Data supplied:
● ● ●
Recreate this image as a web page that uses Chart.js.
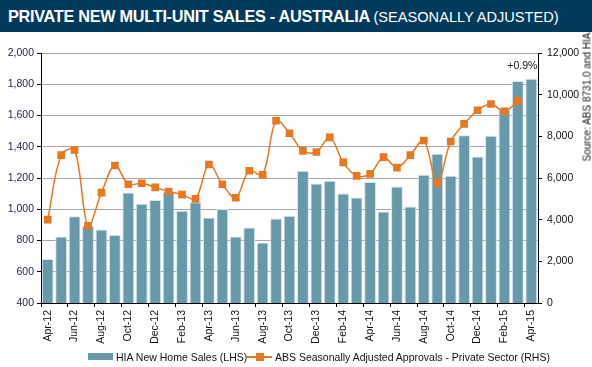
<!DOCTYPE html>
<html>
<head>
<meta charset="utf-8">
<script src="https://cdn.jsdelivr.net/npm/chart.js@4.4.1/dist/chart.umd.min.js"></script>
<style>
  html, body { margin: 0; padding: 0; background: #fff; }
  body { width: 592px; height: 367px; position: relative; overflow: hidden; font-family: "Liberation Sans", Arial, sans-serif; }
  #banner { position: absolute; left: 0; top: 0; width: 592px; height: 32px; background: #023a5b; color: #fff; white-space: nowrap; }
  #banner .t1 { position: absolute; left: 8px; top: 7px; font-weight: bold; font-size: 16.3px; letter-spacing: -0.3px; }
  #banner .t2 { font-weight: normal; font-size: 14.6px; letter-spacing: 0; }
  #wrap { position: absolute; left: 0; top: 0; width: 592px; height: 367px; }
  #source { position: absolute; left: 587px; top: 97px; transform: translate(-50%, -50%) rotate(-90deg); font-size: 10px; color: #111; white-space: nowrap; }
  .leg { position: absolute; font-size: 10.5px; color: #111; white-space: nowrap; line-height: 12px; }
  .sw { position: absolute; }
</style>
</head>
<body>
<div id="wrap"><canvas id="c" width="592" height="367"></canvas></div>
<div id="banner"><div class="t1">PRIVATE NEW MULTI-UNIT SALES - AUSTRALIA <span class="t2">(SEASONALLY ADJUSTED)</span></div></div>
<div id="source">Source: ABS 8731.0 and HIA</div>
<div class="sw" style="left:88px;top:353px;width:25px;height:7px;background:#6899aa;"></div>
<div class="leg" style="left:116px;top:351px;">HIA New Home Sales (LHS)</div>
<div class="sw" style="left:247px;top:356px;width:25px;height:1.5px;background:#e87722;"></div>
<div class="sw" style="left:256px;top:353px;width:8px;height:8px;background:#e87722;"></div>
<div class="leg" style="left:275px;top:351px;">ABS Seasonally Adjusted Approvals - Private Sector (RHS)</div>
<script>
const months = ['Apr-12','May-12','Jun-12','Jul-12','Aug-12','Sep-12','Oct-12','Nov-12','Dec-12','Jan-13','Feb-13','Mar-13',
  'Apr-13','May-13','Jun-13','Jul-13','Aug-13','Sep-13','Oct-13','Nov-13','Dec-13','Jan-14','Feb-14','Mar-14',
  'Apr-14','May-14','Jun-14','Jul-14','Aug-14','Sep-14','Oct-14','Nov-14','Dec-14','Jan-15','Feb-15','Mar-15','Apr-15'];
const hiaSales = [682, 826, 956, 895, 870, 835, 1108, 1036, 1059, 1112, 991, 1045,
  948, 1002, 826, 884, 788, 941, 959, 1247, 1165, 1183, 1101, 1076,
  1174, 986, 1146, 1018, 1221, 1356, 1215, 1473, 1338, 1471, 1637, 1821, 1836];
const absApprovals = [4000, 7100, 7350, 3700, 5300, 6600, 5700, 5750, 5550, 5350, 5200, 5000,
  6650, 5700, 5050, 6350, 6150, 8750, 8150, 7300, 7250, 7950, 6750, 6100,
  6200, 7000, 6500, 7100, 7800, 5750, 7750, 8600, 9250, 9550, 9200, 9700, null];
const lastChange = '+0.9%';

const tickFont = { family: '"Liberation Sans", Arial, sans-serif', size: 10.5 };

const annotate = {
  id: 'annotate',
  afterDatasetsDraw(chart) {
    const meta = chart.getDatasetMeta(1);
    const bar = meta.data[meta.data.length - 1];
    const ctx = chart.ctx;
    ctx.save();
    ctx.font = '10.5px "Liberation Sans", Arial, sans-serif';
    ctx.fillStyle = '#111';
    ctx.textAlign = 'center';
    ctx.textBaseline = 'middle';
    ctx.fillText(lastChange, bar.x - 9, 66);
    ctx.restore();
  }
};

new Chart(document.getElementById('c'), {
  data: {
    labels: months,
    datasets: [
      {
        type: 'line', label: 'ABS Seasonally Adjusted Approvals - Private Sector (RHS)',
        data: absApprovals, yAxisID: 'y1', order: 0,
        borderColor: '#e87722', backgroundColor: '#e87722', borderWidth: 1.5,
        tension: 0.35, pointStyle: 'rect', pointRadius: 5.4, pointBorderWidth: 0,
        pointBackgroundColor: '#e87722', spanGaps: false
      },
      {
        type: 'bar', label: 'HIA New Home Sales (LHS)',
        data: hiaSales, yAxisID: 'y', order: 1,
        backgroundColor: '#6899aa', borderColor: '#d3e3e9', borderWidth: 1,
        barPercentage: 0.88, categoryPercentage: 1.0
      }
    ]
  },
  options: {
    responsive: false, animation: false, devicePixelRatio: 1,
    layout: { padding: { top: 53, left: 0, right: 0, bottom: 0 } },
    plugins: { legend: { display: false }, tooltip: { enabled: false } },
    scales: {
      x: {
        offset: true,
        grid: { display: true, drawOnChartArea: false, tickLength: 4,
          tickColor: (c) => (c.index % 2 === 0 ? '#000' : 'rgba(0,0,0,0)') },
        border: { color: '#000', width: 1 },
        ticks: { autoSkip: false, minRotation: 90, maxRotation: 90, padding: 3, color: '#111', font: tickFont,
          callback: (v, i) => (i % 2 === 0 ? months[i] : '') },
        afterFit: (s) => { s.height = 64; }
      },
      y: {
        position: 'left', min: 400, max: 2000,
        ticks: { stepSize: 200, color: '#262650', font: tickFont, padding: 3 },
        grid: { color: '#a6a6a6', lineWidth: 1, tickLength: 4, tickColor: '#000' },
        border: { color: '#000', width: 1 },
        afterFit: (s) => { s.width = 41; }
      },
      y1: {
        position: 'right', min: 0, max: 12000,
        ticks: { stepSize: 2000, color: '#111', font: tickFont, padding: 5 },
        grid: { drawOnChartArea: false, tickLength: 4, tickColor: '#000' },
        border: { color: '#000', width: 1 },
        afterFit: (s) => { s.width = 54; }
      }
    }
  },
  plugins: [annotate]
});
</script>
</body>
</html>
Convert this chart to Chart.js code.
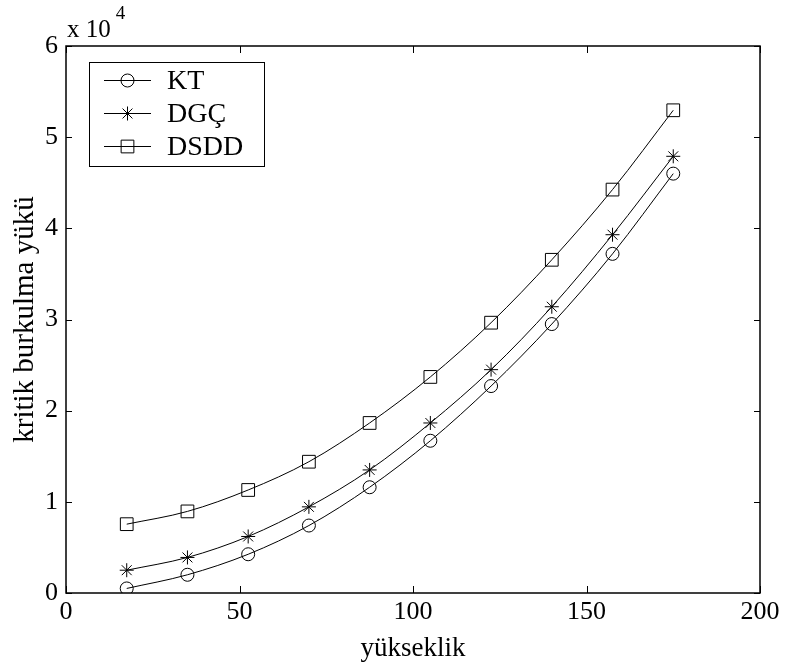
<!DOCTYPE html>
<html>
<head>
<meta charset="utf-8">
<script src="https://cdn.jsdelivr.net/npm/chart.js@4/dist/chart.umd.min.js"></script>
<style>
  html, body { margin: 0; padding: 0; background: #fff; }
  #wrap { width: 788px; height: 668px; }
</style>
</head>
<body>
<div id="wrap"><canvas id="c" width="788" height="668"></canvas></div>
<script>
// Heights and critical buckling loads for the three methods
const heights   = [17.5, 35, 52.5, 70, 87.5, 105, 122.5, 140, 157.5, 175];
const ktLoads   = [500, 2000, 4250, 7400, 11600, 16700, 22700, 29500, 37200, 46000];
const dgcLoads  = [2500, 3900, 6200, 9450, 13500, 18650, 24500, 31400, 39300, 47900];
const dsddLoads = [7550, 8950, 11300, 14400, 18650, 23700, 29650, 36550, 44250, 52950];
const seriesNames = ['KT', 'DGÇ', 'DSDD'];
const markerStyles = ['circle', 'star', 'rect'];
const markerRadii  = [6.5, 7, 9];
const xTickValues = [0, 50, 100, 150, 200];
const yTickValues = [0, 10000, 20000, 30000, 40000, 50000, 60000];
const yExponent = 4;

const SERIF = '"Liberation Serif", "Times New Roman", serif';

function pairs(xs, ys) { return xs.map((x, i) => ({ x: x, y: ys[i] })); }

const seriesValues = [ktLoads, dgcLoads, dsddLoads];
const datasets = seriesNames.map((name, i) => ({
  label: name,
  data: pairs(heights, seriesValues[i]),
  borderColor: '#000',
  borderWidth: 1,
  backgroundColor: 'rgba(0,0,0,0)',
  pointStyle: markerStyles[i],
  pointRadius: markerRadii[i],
  pointBorderColor: '#000',
  pointBorderWidth: 1,
  pointBackgroundColor: 'rgba(0,0,0,0)',
  cubicInterpolationMode: 'monotone',
  fill: false
}));

// Box frame, inward ticks, exponent label and legend
const framePlugin = {
  id: 'frame',
  afterDraw(chart) {
    const { ctx, chartArea: a, scales } = chart;
    const tl = 7;
    ctx.save();
    ctx.strokeStyle = '#000';
    ctx.lineWidth = 1;
    xTickValues.forEach(v => {
      const px = Math.round(scales.x.getPixelForValue(v)) + 0.5;
      ctx.beginPath();
      ctx.moveTo(px, a.bottom); ctx.lineTo(px, a.bottom - tl);
      ctx.moveTo(px, a.top); ctx.lineTo(px, a.top + tl);
      ctx.stroke();
    });
    yTickValues.forEach(v => {
      const py = Math.round(scales.y.getPixelForValue(v)) + 0.5;
      ctx.beginPath();
      ctx.moveTo(a.left, py); ctx.lineTo(a.left + tl - 1, py);
      ctx.moveTo(a.right, py); ctx.lineTo(a.right - tl + 1, py);
      ctx.stroke();
    });
    ctx.lineWidth = 1.5;
    ctx.strokeRect(a.left, a.top, a.right - a.left, a.bottom - a.top);

    // exponent label
    ctx.fillStyle = '#000';
    ctx.textBaseline = 'alphabetic';
    ctx.textAlign = 'left';
    ctx.font = '25px ' + SERIF;
    ctx.fillText('x 10', a.left + 1, a.top - 9);
    const w = ctx.measureText('x 10').width;
    ctx.font = '19px ' + SERIF;
    ctx.fillText(String(yExponent), a.left + 6 + w, a.top - 27);

    // legend
    const lx = 89, ly = 62, lw = 175, lh = 104;
    ctx.fillStyle = '#fff';
    ctx.fillRect(lx, ly, lw, lh);
    ctx.lineWidth = 1;
    ctx.strokeStyle = '#000';
    ctx.strokeRect(lx + 0.5, ly + 0.5, lw, lh);
    const rows = [80, 113, 146];
    ctx.font = '28px ' + SERIF;
    ctx.textBaseline = 'middle';
    chart.data.datasets.forEach((ds, i) => {
      const y = rows[i] + 0.5;
      ctx.beginPath();
      ctx.moveTo(104, y); ctx.lineTo(151, y);
      ctx.stroke();
      ctx.fillStyle = 'rgba(0,0,0,0)';
      Chart.helpers.drawPoint(ctx, {
        pointStyle: ds.pointStyle, radius: ds.pointRadius, borderWidth: 1, rotation: 0
      }, 127.5, y);
      ctx.fillStyle = '#000';
      ctx.fillText(ds.label, 167, rows[i] + 2);
    });
    ctx.restore();
  }
};

new Chart(document.getElementById('c'), {
  type: 'line',
  data: { datasets: datasets },
  options: {
    responsive: false,
    animation: false,
    devicePixelRatio: 1,
    layout: { padding: { top: 46, right: 28, left: 0, bottom: 0 } },
    plugins: { legend: { display: false }, tooltip: { enabled: false } },
    scales: {
      x: {
        type: 'linear',
        min: 0, max: 200,
        afterFit(s) { s.height = 75; },
        afterBuildTicks(s) { s.ticks = xTickValues.map(v => ({ value: v })); },
        grid: { display: false, drawTicks: false },
        border: { display: false },
        ticks: { color: '#000', padding: 4, font: { family: SERIF, size: 26 } },
        title: { display: true, text: 'yükseklik', color: '#000', padding: { top: 0, bottom: 3 },
                 font: { family: SERIF, size: 27 } }
      },
      y: {
        type: 'linear',
        min: 0, max: 60000,
        afterFit(s) { s.width = 66; },
        afterBuildTicks(s) { s.ticks = yTickValues.map(v => ({ value: v })); },
        grid: { display: false, drawTicks: false },
        border: { display: false },
        ticks: { color: '#000', padding: 8, font: { family: SERIF, size: 26 },
                 callback: v => String(v / Math.pow(10, yExponent)) },
        title: { display: true, text: 'kritik burkulma yükü', color: '#000', padding: { top: 8, bottom: 0 },
                 font: { family: SERIF, size: 29 } }
      }
    }
  },
  plugins: [framePlugin]
});
</script>
</body>
</html>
● ● ●
Requirement:
Identify the lines in the entries above that contain "this", then copy them out.

Solved exercise:
Recreate this image as a web page that uses Chart.js.
Convert this chart to Chart.js code.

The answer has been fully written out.